Set task: Single out each line with the word "React" and copy it.

Records for this exercise:
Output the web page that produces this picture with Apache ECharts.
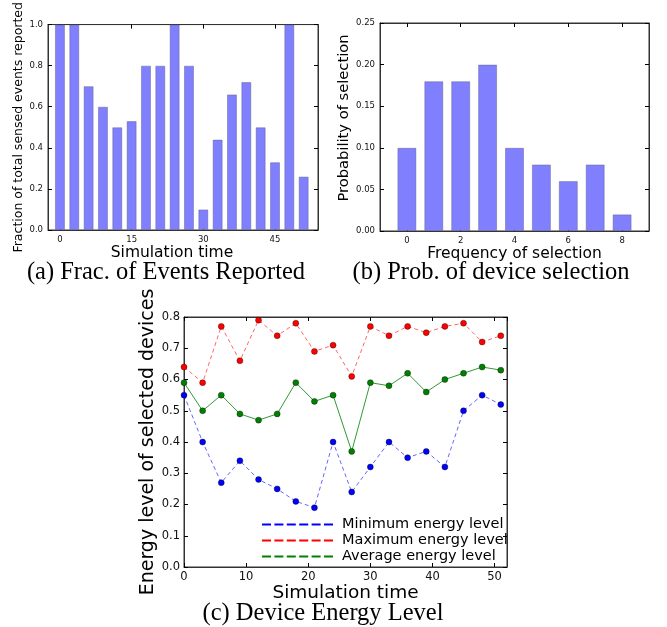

--

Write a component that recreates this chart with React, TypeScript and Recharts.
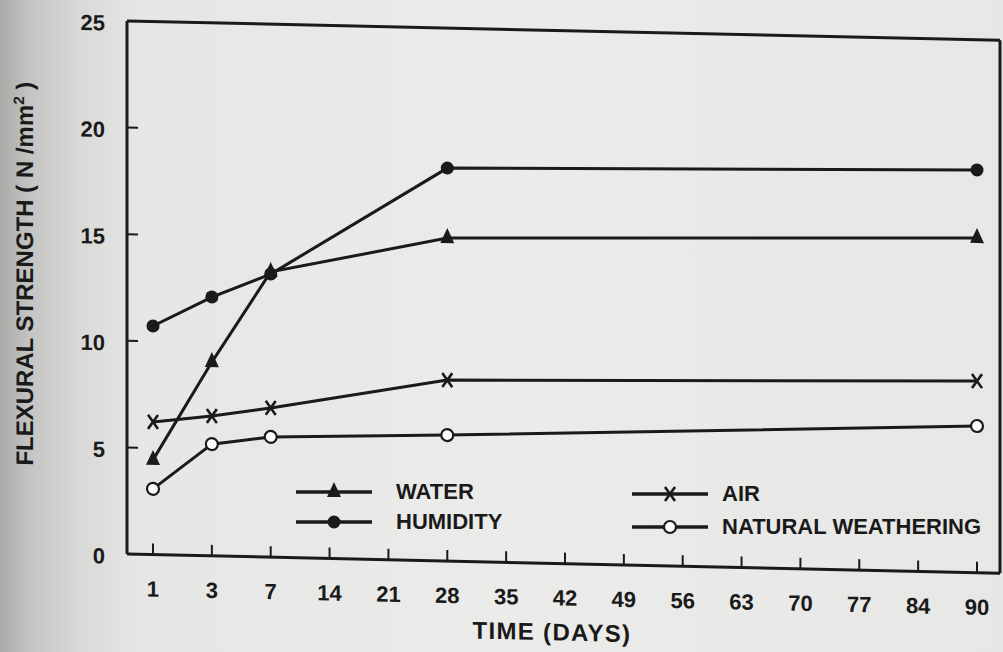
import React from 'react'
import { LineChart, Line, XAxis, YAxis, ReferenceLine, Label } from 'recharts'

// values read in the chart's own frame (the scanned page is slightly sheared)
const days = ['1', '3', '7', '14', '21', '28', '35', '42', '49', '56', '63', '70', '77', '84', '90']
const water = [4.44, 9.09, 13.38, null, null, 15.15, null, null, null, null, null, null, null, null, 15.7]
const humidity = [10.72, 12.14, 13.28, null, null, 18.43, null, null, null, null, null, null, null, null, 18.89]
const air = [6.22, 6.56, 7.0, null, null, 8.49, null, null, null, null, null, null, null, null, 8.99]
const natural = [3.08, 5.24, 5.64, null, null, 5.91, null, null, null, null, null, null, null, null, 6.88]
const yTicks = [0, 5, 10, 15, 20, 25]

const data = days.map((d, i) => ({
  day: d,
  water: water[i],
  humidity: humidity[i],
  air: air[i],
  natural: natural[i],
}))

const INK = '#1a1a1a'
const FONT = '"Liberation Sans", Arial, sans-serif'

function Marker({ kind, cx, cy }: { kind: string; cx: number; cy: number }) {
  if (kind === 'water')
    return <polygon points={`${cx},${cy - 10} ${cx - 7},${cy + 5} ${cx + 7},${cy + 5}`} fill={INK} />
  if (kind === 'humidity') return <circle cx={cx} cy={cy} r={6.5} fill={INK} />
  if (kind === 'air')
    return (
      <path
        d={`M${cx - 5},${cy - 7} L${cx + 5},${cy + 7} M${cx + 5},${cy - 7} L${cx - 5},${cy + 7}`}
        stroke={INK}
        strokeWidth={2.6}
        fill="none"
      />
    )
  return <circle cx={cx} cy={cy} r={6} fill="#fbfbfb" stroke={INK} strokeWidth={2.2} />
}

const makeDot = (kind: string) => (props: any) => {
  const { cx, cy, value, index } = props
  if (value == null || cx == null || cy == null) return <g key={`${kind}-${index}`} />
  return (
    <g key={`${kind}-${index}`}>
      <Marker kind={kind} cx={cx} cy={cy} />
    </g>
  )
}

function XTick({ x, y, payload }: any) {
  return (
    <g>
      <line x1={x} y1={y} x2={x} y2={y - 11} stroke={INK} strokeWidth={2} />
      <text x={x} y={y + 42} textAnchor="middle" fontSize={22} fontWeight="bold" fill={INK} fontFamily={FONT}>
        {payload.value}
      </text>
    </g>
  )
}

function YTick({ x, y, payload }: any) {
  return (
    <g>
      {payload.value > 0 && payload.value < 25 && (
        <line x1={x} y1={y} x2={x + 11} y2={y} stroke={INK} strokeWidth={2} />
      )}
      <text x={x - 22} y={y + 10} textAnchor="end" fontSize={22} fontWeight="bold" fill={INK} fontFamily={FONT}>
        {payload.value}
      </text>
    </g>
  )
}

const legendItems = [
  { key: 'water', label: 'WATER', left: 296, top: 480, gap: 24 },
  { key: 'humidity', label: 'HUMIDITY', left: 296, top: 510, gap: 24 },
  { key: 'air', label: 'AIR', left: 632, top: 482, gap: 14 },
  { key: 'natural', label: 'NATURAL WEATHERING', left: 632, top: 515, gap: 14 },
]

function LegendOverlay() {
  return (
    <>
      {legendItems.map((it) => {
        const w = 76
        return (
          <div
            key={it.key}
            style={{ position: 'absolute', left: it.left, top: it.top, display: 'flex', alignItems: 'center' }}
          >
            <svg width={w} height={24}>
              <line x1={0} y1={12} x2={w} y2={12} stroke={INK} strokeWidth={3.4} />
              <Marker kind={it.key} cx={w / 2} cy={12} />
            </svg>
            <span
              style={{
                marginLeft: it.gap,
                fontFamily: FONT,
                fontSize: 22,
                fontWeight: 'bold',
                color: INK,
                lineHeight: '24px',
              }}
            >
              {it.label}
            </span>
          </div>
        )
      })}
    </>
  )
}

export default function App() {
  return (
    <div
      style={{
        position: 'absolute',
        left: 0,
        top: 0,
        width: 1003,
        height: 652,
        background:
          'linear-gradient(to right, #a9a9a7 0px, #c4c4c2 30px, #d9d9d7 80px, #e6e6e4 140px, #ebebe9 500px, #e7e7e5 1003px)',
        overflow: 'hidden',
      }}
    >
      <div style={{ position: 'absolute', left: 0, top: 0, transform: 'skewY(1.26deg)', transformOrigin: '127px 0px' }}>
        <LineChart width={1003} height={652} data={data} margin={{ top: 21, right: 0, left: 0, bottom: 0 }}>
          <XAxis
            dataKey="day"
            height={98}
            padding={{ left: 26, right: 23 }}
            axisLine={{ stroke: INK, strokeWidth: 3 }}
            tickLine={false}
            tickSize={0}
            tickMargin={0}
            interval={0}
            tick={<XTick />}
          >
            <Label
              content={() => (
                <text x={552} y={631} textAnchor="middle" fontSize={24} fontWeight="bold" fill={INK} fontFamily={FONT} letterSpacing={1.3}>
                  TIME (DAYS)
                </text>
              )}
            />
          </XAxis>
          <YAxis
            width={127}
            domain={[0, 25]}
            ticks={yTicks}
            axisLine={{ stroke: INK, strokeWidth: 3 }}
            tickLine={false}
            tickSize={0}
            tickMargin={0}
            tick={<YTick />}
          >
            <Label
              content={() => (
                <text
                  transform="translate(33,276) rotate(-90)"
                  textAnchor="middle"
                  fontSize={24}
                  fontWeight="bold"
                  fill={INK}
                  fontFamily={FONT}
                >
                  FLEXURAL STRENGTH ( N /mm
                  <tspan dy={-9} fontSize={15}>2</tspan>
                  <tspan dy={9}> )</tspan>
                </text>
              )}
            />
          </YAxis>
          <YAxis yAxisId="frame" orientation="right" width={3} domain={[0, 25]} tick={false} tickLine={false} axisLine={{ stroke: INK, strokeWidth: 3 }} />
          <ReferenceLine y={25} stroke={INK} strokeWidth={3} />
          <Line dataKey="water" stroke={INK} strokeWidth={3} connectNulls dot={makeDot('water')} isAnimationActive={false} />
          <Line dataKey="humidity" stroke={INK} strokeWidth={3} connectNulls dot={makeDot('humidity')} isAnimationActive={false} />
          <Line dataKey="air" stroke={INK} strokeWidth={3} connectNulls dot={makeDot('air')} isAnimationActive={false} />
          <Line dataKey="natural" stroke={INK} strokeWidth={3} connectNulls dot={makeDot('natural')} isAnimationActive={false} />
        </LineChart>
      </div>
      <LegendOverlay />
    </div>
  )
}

Answer to this exercise:
Write a component that recreates this chart with React, TypeScript and Recharts.
import React from 'react'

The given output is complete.